In functional optics, a well-behaved prism (called a partial lens in scala, I believe) is supposed to have a set function of type
'subpart -> 'parent -> 'parent
To answer the “why” – lenses etc. are pretty rigidly derived from category theory, so this is actually quite clear-cut – the behaviour you describe just drops out of the maths, it's not something anybody defined for any purpose but follows from far more general ideas.
Ok, that's not really satisfying.
Not sure if other languages' type systems are powerful enough to express this, but in principle and in Haskell, a prism is a special case of a traversal. A traversal is a way to “visit” all occurences of “elements” within some “container”. The classical example is
mapM :: Monad m => (a -> m b) -> [a] -> m [b]
This is typically used like
Prelude> mapM print [1..4] 1 2 3 4 [(),(),(),()]

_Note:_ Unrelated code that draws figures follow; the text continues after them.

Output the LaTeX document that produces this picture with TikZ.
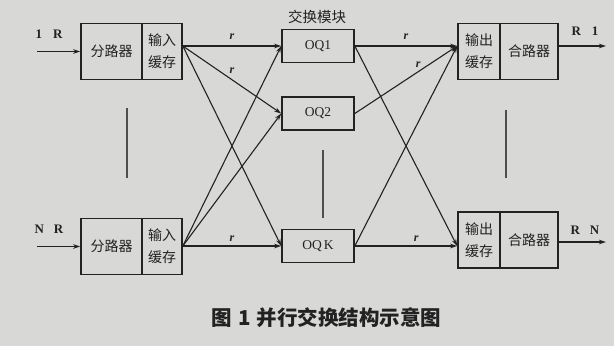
\documentclass[tikz,border=0pt]{standalone}
\usepackage{fontspec}
\setmainfont{Liberation Serif}
\newfontfamily\cjk{Noto Sans CJK SC}
\usetikzlibrary{arrows.meta}
\definecolor{bgc}{RGB}{216,216,214}
\definecolor{ink}{RGB}{34,34,34}
\begin{document}
\begin{tikzpicture}[x=1pt,y=-1pt,
  blk/.style={draw=ink, line width=1.6pt, inner sep=0pt, minimum height=56pt, text=ink},
  oqbox/.style={draw=ink, line width=1.6pt, inner sep=0pt, minimum width=72pt, minimum height=33pt, font=\fontsize{13.5}{15}\selectfont, text=ink},
  cn/.style={font=\cjk\fontsize{14}{22}\selectfont, align=center},
  conn/.style={draw=ink, line width=1.1pt, -{Stealth[length=7pt,width=4.5pt]}},
  rlab/.style={font=\bfseries\itshape\fontsize{12}{14}\selectfont, text=ink, inner sep=1pt},
  io/.style={font=\bfseries\fontsize{13}{15}\selectfont, text=ink, inner sep=0pt},
  vdots/.style={draw=ink!80, line width=1.2pt}
]
\fill[bgc] (0,0) rectangle (614,346);
\useasboundingbox (0,0) rectangle (614,346);

% left boxes
\node[blk, cn, minimum width=61pt] (sp1) at (111.5,51.5) {分路器};
\node[blk, cn, minimum width=40pt] (ib1) at (162,51.5) {输入\\缓存};
\node[blk, cn, minimum width=61pt] (spN) at (111.5,246.5) {分路器};
\node[blk, cn, minimum width=40pt] (ibN) at (162,246.5) {输入\\缓存};

% switch modules
\node[oqbox] (oq1) at (318,46) {OQ1};
\node[oqbox] (oq2) at (318,113.5) {OQ2};
\node[oqbox] (oqk) at (318,246) {OQ\,K};
\node[cn, font=\cjk\fontsize{14.5}{16}\selectfont, text=ink, inner sep=0pt] (ttl) at (317,17) {交换模块};

% right boxes
\node[blk, cn, minimum width=42pt] (ob1) at (479,51.5) {输出\\缓存};
\node[blk, cn, minimum width=58pt] (mg1) at (529,51.5) {合路器};
\node[blk, cn, minimum width=42pt] (obN) at (479,240) {输出\\缓存};
\node[blk, cn, minimum width=58pt] (mgN) at (529,240) {合路器};

% inputs / outputs
\coordinate (in1) at (37,51.5);
\coordinate (inN) at (37,246.5);
\coordinate (out1) at (606,46);
\coordinate (outN) at (606,242);
\draw[conn] (in1) -- (sp1.west);
\draw[conn] (inN) -- (spN.west);
\draw[conn] (mg1.east |- out1) -- (out1);
\draw[conn] (mgN.east |- outN) -- (outN);
\node[io] (l1) at (49,34) {1\hspace{11pt}R};
\node[io] (lN) at (49,229) {N\hspace{10pt}R};
\node[io] (r1) at (585,31) {R\hspace{11pt}1};
\node[io] (rN) at (585,230) {R\hspace{10pt}N};

% connection points
\coordinate (s1) at (oq1.west -| ib1.east);
\coordinate (sN) at (oqk.west -| ibN.east);
\coordinate (t1) at (oq1.east -| ob1.west);
\coordinate (tN) at (oqk.east -| obN.west);

% left fabric
\draw[conn] (s1) -- node[rlab, above=5pt] {r} (oq1.west);
\draw[conn] (s1) -- node[rlab, pos=0.5, above=5pt] {r} (oq2.west);
\draw[conn] (s1) -- (oqk.west);
\draw[conn] (sN) -- (oq1.west);
\draw[conn] (sN) -- (oq2.west);
\draw[conn] (sN) -- node[rlab, above=3pt] {r} (oqk.west);

% right fabric
\draw[conn] (oq1.east) -- node[rlab, above=5pt] {r} (t1);
\draw[conn] (oq2.east) -- node[rlab, pos=0.62, above=3pt] {r} (t1);
\draw[conn] (oqk.east) -- (t1);
\draw[conn] (oq1.east) -- (tN);
\draw[conn] (oqk.east) -- node[rlab, pos=0.6, above=3pt] {r} (tN);

% ellipsis bars
\coordinate (v1a) at (127,108); \coordinate (v1b) at (127,178);
\coordinate (v2a) at (323,150); \coordinate (v2b) at (323,218);
\coordinate (v3a) at (506,110); \coordinate (v3b) at (506,178);
\draw[vdots] (v1a) -- (v1b);
\draw[vdots] (v2a) -- (v2b);
\draw[vdots] (v3a) -- (v3b);

% caption
\node[font=\cjk\bfseries\fontsize{20.5}{24}\selectfont, text=ink, inner sep=0pt] (cap) at (326.5,318) {图\hspace{6pt}1\hspace{6pt}并行交换结构示意图};
\end{tikzpicture}
\end{document}
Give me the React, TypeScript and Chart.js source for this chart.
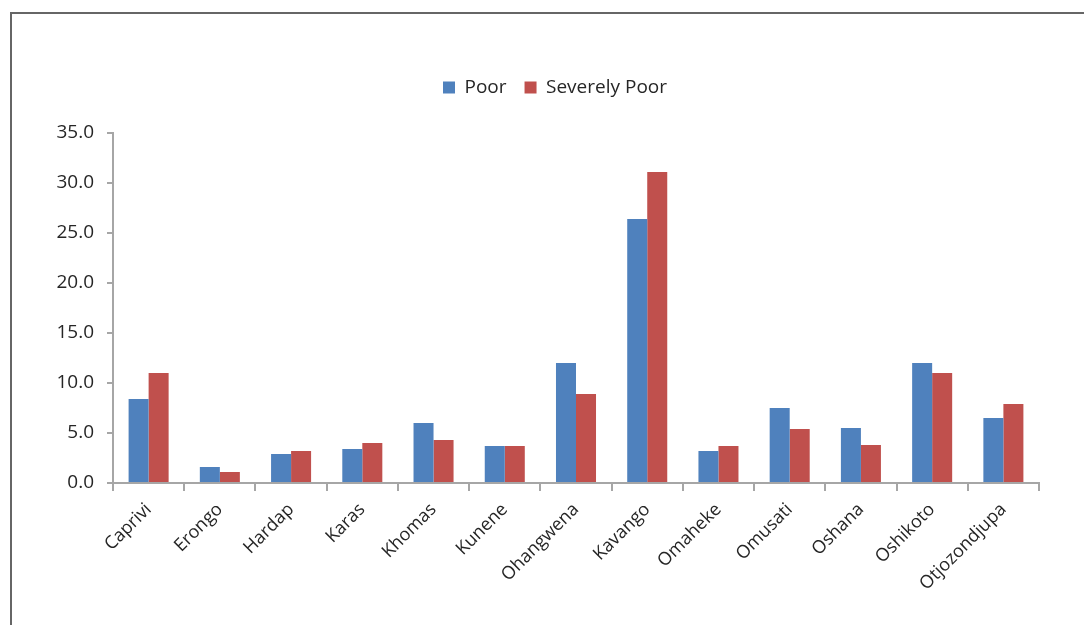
import React, { useEffect, useRef } from "react";
import { Chart, registerables } from "chart.js";

Chart.register(...registerables);

const regions = [
  "Caprivi", "Erongo", "Hardap", "Karas", "Khomas", "Kunene", "Ohangwena",
  "Kavango", "Omaheke", "Omusati", "Oshana", "Oshikoto", "Otjozondjupa",
];
const poor = [8.4, 1.6, 2.9, 3.4, 6.0, 3.7, 12.0, 26.4, 3.2, 7.5, 5.5, 12.0, 6.5];
const severelyPoor = [11.0, 1.1, 3.2, 4.0, 4.3, 3.7, 8.9, 31.1, 3.7, 5.4, 3.8, 11.0, 7.9];
const yTicks = [0, 5, 10, 15, 20, 25, 30, 35];

const FONT = "'Open Sans', sans-serif";
const AXIS_GREY = "#a6a6a6";

// Leaves room under the legend and nudges it to the right of the canvas centre.
const legendPlacement = {
  id: "legendPlacement",
  beforeUpdate(chart: any) {
    const legend = chart.legend;
    if (legend && !legend.__gapPatched) {
      const fit = legend.fit;
      legend.fit = function () {
        fit.call(this);
        this.height += 26;
      };
      legend.__gapPatched = true;
    }
  },
  afterLayout(chart: any) {
    if (chart.legend) chart.legend.left = 71;
  },
};

export default function App() {
  const canvasRef = useRef<HTMLCanvasElement | null>(null);

  useEffect(() => {
    const canvas = canvasRef.current;
    if (!canvas) return;
    const chart = new Chart(canvas, {
      type: "bar",
      data: {
        labels: regions,
        datasets: [
          { label: "Poor", data: poor, backgroundColor: "#4F81BD" },
          { label: "Severely Poor", data: severelyPoor, backgroundColor: "#C0504D" },
        ],
      },
      options: {
        animation: false,
        responsive: false,
        maintainAspectRatio: false,
        layout: { padding: { left: 0, right: 45, top: 60, bottom: 0 } },
        datasets: {
          bar: { categoryPercentage: 0.562, barPercentage: 1 },
        },
        plugins: {
          tooltip: { enabled: false },
          legend: {
            position: "top",
            labels: {
              boxWidth: 12,
              boxHeight: 12,
              padding: 18,
              color: "#262626",
              font: { family: FONT, size: 19 },
            },
          },
        },
        scales: {
          x: {
            afterFit(scale: any) {
              scale.height = 142;
            },
            border: { display: true, color: AXIS_GREY, width: 2 },
            grid: {
              display: true,
              drawOnChartArea: false,
              drawTicks: true,
              tickLength: 8,
              color: AXIS_GREY,
              lineWidth: 2,
              offset: true,
            },
            ticks: {
              minRotation: 45,
              maxRotation: 45,
              padding: 8,
              color: "#262626",
              font: { family: FONT, size: 18 },
            },
          },
          y: {
            min: 0,
            max: 35,
            afterFit(scale: any) {
              scale.width = 113;
            },
            afterBuildTicks(scale: any) {
              scale.ticks = yTicks.map((v) => ({ value: v }));
            },
            border: { display: true, color: AXIS_GREY, width: 2 },
            grid: {
              display: true,
              drawOnChartArea: false,
              drawTicks: true,
              tickLength: 6,
              color: AXIS_GREY,
              lineWidth: 2,
            },
            ticks: {
              padding: 13,
              color: "#262626",
              font: { family: FONT, size: 19 },
              callback: (v: any) => Number(v).toFixed(1),
            },
          },
        },
      },
      plugins: [legendPlacement],
    });
    return () => chart.destroy();
  }, []);

  return (
    <div style={{ position: "absolute", left: 0, top: 0, width: 1084, height: 625, background: "#fff" }}>
      <div
        style={{
          position: "absolute",
          left: 10,
          top: 12,
          right: 0,
          bottom: 0,
          borderTop: "2px solid #666",
          borderLeft: "2px solid #666",
        }}
      />
      <canvas ref={canvasRef} width={1084} height={625} style={{ position: "absolute", left: 0, top: 0 }} />
    </div>
  );
}
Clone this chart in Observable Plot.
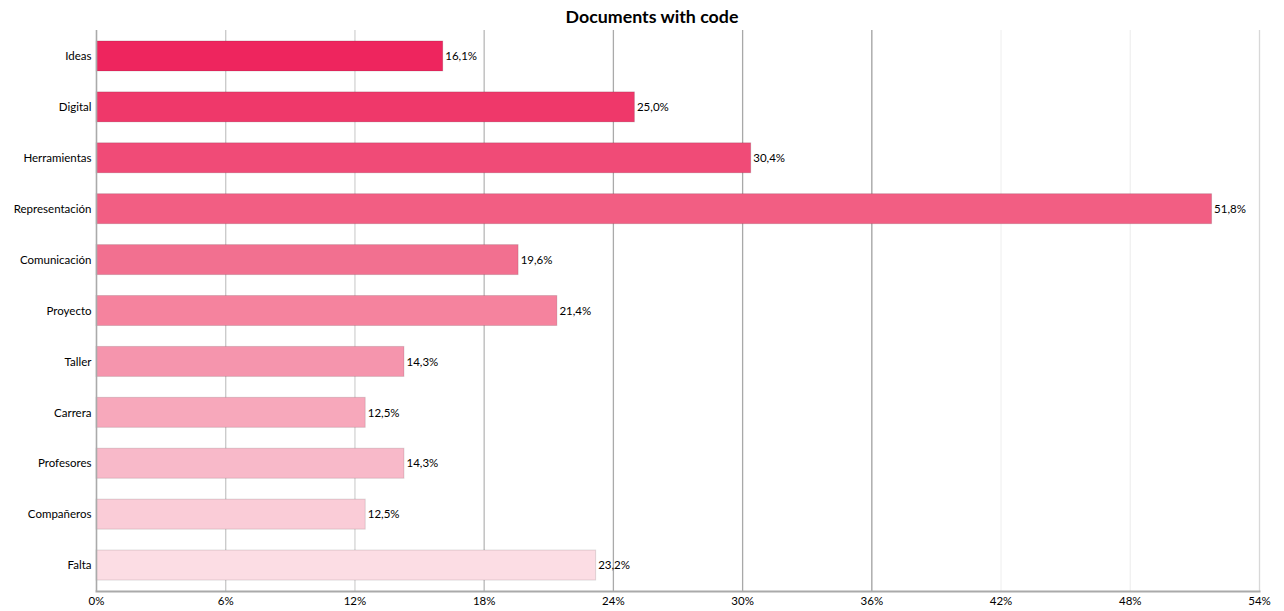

The focus here is on: sequencing the actions/side-effects, and gathering back the result in a container with the same structure as the one we started with.
What's special about a prism is simply that the containers are restricted to contain either one or zero elements† (whereas a general traversal can go over any number of elements). But the
set operator doesn't know about that because it's strictly more general. The nice thing is that you can therefore use this on a lens, or a prism, or on
mapM, and always get a sensible behaviour. But it's not the behaviour of “insert exactly once into the structure or else tell me if it failed”.
Not that this isn't a sensible operation, just it's not what lens libraries call “setting”. You can do it by explicitly matching and re-building:
set₁ :: Prism s a -> a -> s -> Maybe s set₁ p x = case matching p x of Left _ -> Nothing Right a -> Just $ a ^. re p
†More precisely: a prism seperates the cases: a container may either contain one element, and nothing else apart from that, or it may have no element but possibly something unrelated.